A cough, a sneeze. Feeling rough but you don’t think about it.  A common cold.  It passes.

It’s a war out there. Germs and diseases, viruses and bacteria. but the body is strong. It has evolved. It has built defence mechanisms. It’s got an army of anti-bodies. Anti-bodies to fight off the the common cold. That’s why it passed.

But what happens when the army looses control? What happens when there is a coup? What happens when the anti-bodies forget to stop fighting and turn on the body itself? What happens…

Welcome to Guillain Barre Syndrome.

We’d never heard of it before either.  Who has? It affects a handful of people -1500 in the UK- each year.  We are getting to know a lot about it now.  Saturday everything was fine.  A normal existence. On Sunday Jennie had a tingling feeling in her fingers. Monday morning she work up and had no movement in her left arm.  Call NHS direct, message go to hospital.  Local Hospital.  Suspected stroke. Tuesday it is getting worse, Right arm gone now, MRI scan comes- result clear. No stroke. The doctors are at a loss.
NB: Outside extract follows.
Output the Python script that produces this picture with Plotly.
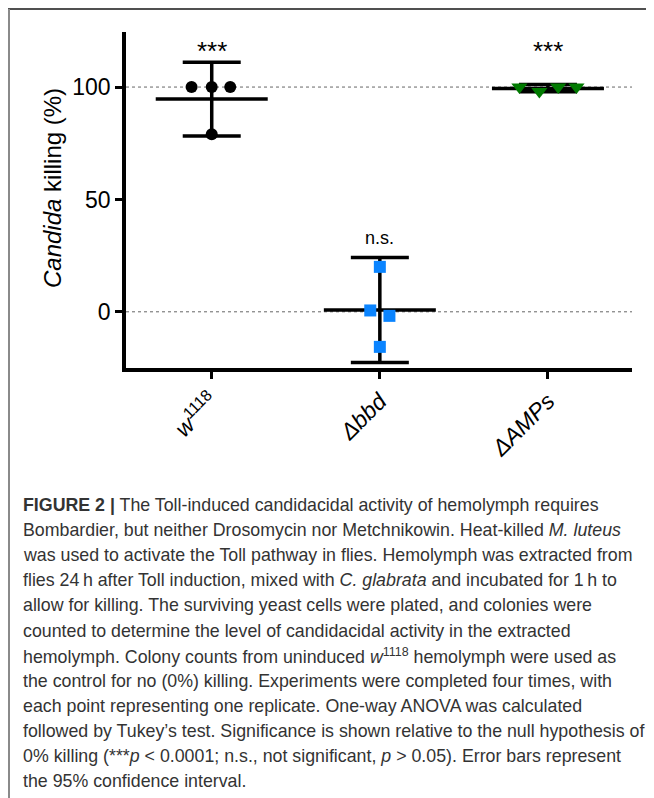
import plotly.graph_objects as go

# ---------------- data ----------------
categories = ["w1118", "Δbbd", "ΔAMPs"]
tick_labels = ["<i>w</i><sup>1118</sup>", "<i>Δbbd</i>", "<i>ΔAMPs</i>"]

w1118_values = [100, 100, 100, 79]
w1118_offsets = [-0.12, 0.0, 0.11, 0.0]
bbd_values = [20, 0.6, -1.8, -15.6]
bbd_offsets = [0.0, -0.057, 0.057, 0.0]
amps_values = [100, 98, 100, 100]
amps_offsets = [-0.17, -0.051, 0.061, 0.17]

means = [94.7, 0.8, 99.4]
ci_upper = [111.0, 24.2, 101.1]
ci_lower = [78.2, -22.5, 97.9]

significance = ["***", "n.s.", "***"]
signif_y = [116, 33, 116]

caption_lines = [
    "<b>FIGURE 2 |</b> The Toll-induced candidacidal activity of hemolymph requires",
    "Bombardier, but neither Drosomycin nor Metchnikowin. Heat-killed <i>M. luteus</i>",
    "was used to activate the Toll pathway in flies. Hemolymph was extracted from",
    "flies 24\u2009h after Toll induction, mixed with <i>C. glabrata</i> and incubated for 1\u2009h to",
    "allow for killing. The surviving yeast cells were plated, and colonies were",
    "counted to determine the level of candidacidal activity in the extracted",
    "hemolymph. Colony counts from uninduced <i>w</i><sup>1118</sup> hemolymph were used as",
    "the control for no (0%) killing. Experiments were completed four times, with",
    "each point representing one replicate. One-way ANOVA was calculated",
    "followed by Tukey\u2019s test. Significance is shown relative to the null hypothesis of",
    "0% killing (***<i>p</i> &lt; 0.0001; n.s., not significant, <i>p</i> &gt; 0.05). Error bars represent",
    "the 95% confidence interval.",
]

# ---------------- layout geometry (screen pixels; page body has an 8px margin) ----------------
OFF = 8
W, H = 654 - OFF, 798 - OFF
L, R, T, B = 126, 632, 32, 368  # plot area in screen pixels


def px(xs):
    return (xs - L) / (R - L)


def py(ys):
    return (B - ys) / (B - T)


FONT = "Arial, Liberation Sans, sans-serif"
CAP_FONT = "Liberation Sans, Arial, sans-serif"

fig = go.Figure()

# mean lines + 95% CI error bars
fig.add_trace(go.Scatter(
    x=[0, 1, 2], y=means, mode="markers",
    marker=dict(symbol="line-ew", size=80, color="black",
                line=dict(width=3.5, color="black")),
    error_y=dict(type="data", symmetric=False,
                 array=[u - m for u, m in zip(ci_upper, means)],
                 arrayminus=[m - lo for m, lo in zip(means, ci_lower)],
                 thickness=3.5, width=29, color="black"),
    showlegend=False, hoverinfo="skip",
))

# individual replicate points
fig.add_trace(go.Scatter(
    x=[0 + o for o in w1118_offsets], y=w1118_values, mode="markers",
    marker=dict(symbol="circle", size=12, color="black"),
    showlegend=False, name=categories[0],
))
fig.add_trace(go.Scatter(
    x=[1 + o for o in bbd_offsets], y=bbd_values, mode="markers",
    marker=dict(symbol="square", size=12, color="#0a84ff"),
    showlegend=False, name=categories[1],
))
fig.add_trace(go.Scatter(
    x=[2 + o for o in amps_offsets], y=amps_values, mode="markers",
    marker=dict(symbol="triangle-down", size=14, color="#007a00"),
    showlegend=False, name=categories[2],
))

shapes = []
# dotted reference lines at 0 and 100
for yv in (0, 100):
    shapes.append(dict(type="line", xref="paper", yref="y", x0=0, x1=1, y0=yv, y1=yv,
                       line=dict(color="#666666", width=1, dash="dot"), layer="below"))
# figure frame (top and left)
shapes.append(dict(type="line", xref="paper", yref="paper", x0=px(8), x1=px(660),
                   y0=py(9), y1=py(9), line=dict(color="#505050", width=2)))
shapes.append(dict(type="line", xref="paper", yref="paper", x0=px(9), x1=px(9),
                   y0=py(9), y1=py(800), line=dict(color="#8a8a8a", width=2)))

annotations = []
for i, (s, yv) in enumerate(zip(significance, signif_y)):
    annotations.append(dict(x=i, y=yv, xref="x", yref="y", text=s, showarrow=False,
                            font=dict(family=FONT, size=26 if s == "***" else 18, color="black")))

annotations.append(dict(x=px(52), y=py(188), xref="paper", yref="paper",
                        xanchor="center", yanchor="middle",
                        text="<i>Candida</i> killing (%)", textangle=-90, showarrow=False,
                        font=dict(family=FONT, size=24, color="black")))

for k, line in enumerate(caption_lines):
    annotations.append(dict(x=px(21), y=py(505 + 25.1 * k), xref="paper", yref="paper",
                            text=line, showarrow=False, xanchor="left", yanchor="middle",
                            font=dict(family=CAP_FONT, size=17.8, color="#333333")))

fig.update_layout(
    width=W, height=H,
    margin=dict(l=L - OFF, r=W - (R - OFF), t=T - OFF, b=H - (B - OFF), autoexpand=False),
    paper_bgcolor="white", plot_bgcolor="white",
    shapes=shapes, annotations=annotations,
    showlegend=False,
)
fig.update_xaxes(range=[-0.51, 2.5], tickvals=[0, 1, 2], ticktext=tick_labels,
                 tickangle=-45, ticks="outside", ticklen=7, tickwidth=3, tickcolor="black",
                 showline=True, linewidth=3.5, linecolor="black", showgrid=False, zeroline=False,
                 tickfont=dict(family=FONT, size=23, color="black"))
fig.update_yaxes(range=[-25, 124.5], tickvals=[0, 50, 100], ticktext=["0", "50", "100"],
                 ticks="outside", ticklen=7, tickwidth=3, tickcolor="black",
                 showline=True, linewidth=3.5, linecolor="black", showgrid=False, zeroline=False,
                 tickfont=dict(family=FONT, size=23, color="black"))

fig.write_html("out.html")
The phone rings at midnight, she’s leaving the local hospital, bound for ICU. Intensive Care Unit.  Those three letters are going to mean a lot to us now.

Wednesday. We have a diagnosis, Guillain Barre Syndrome, GBS for short.  And hell begins.

This is new territory for us.  Jennie, wife, mother, grandmother is now on a ventilator. Her anti-bodies are fighting at her muscles. She is effectively paralyzed and cannot breathe unaided.  She is trapped in a body that isn’t working.  Her mind is active, she can currently communicate only using her eyes and basic facial expressions.  She’s had immunoglobulin – clean blood to replace the nasty blood.  It is now a waiting game.

And thus the blog starts. By all accounts it is a long haul; there’s support out there, but this is our story of making sense of it.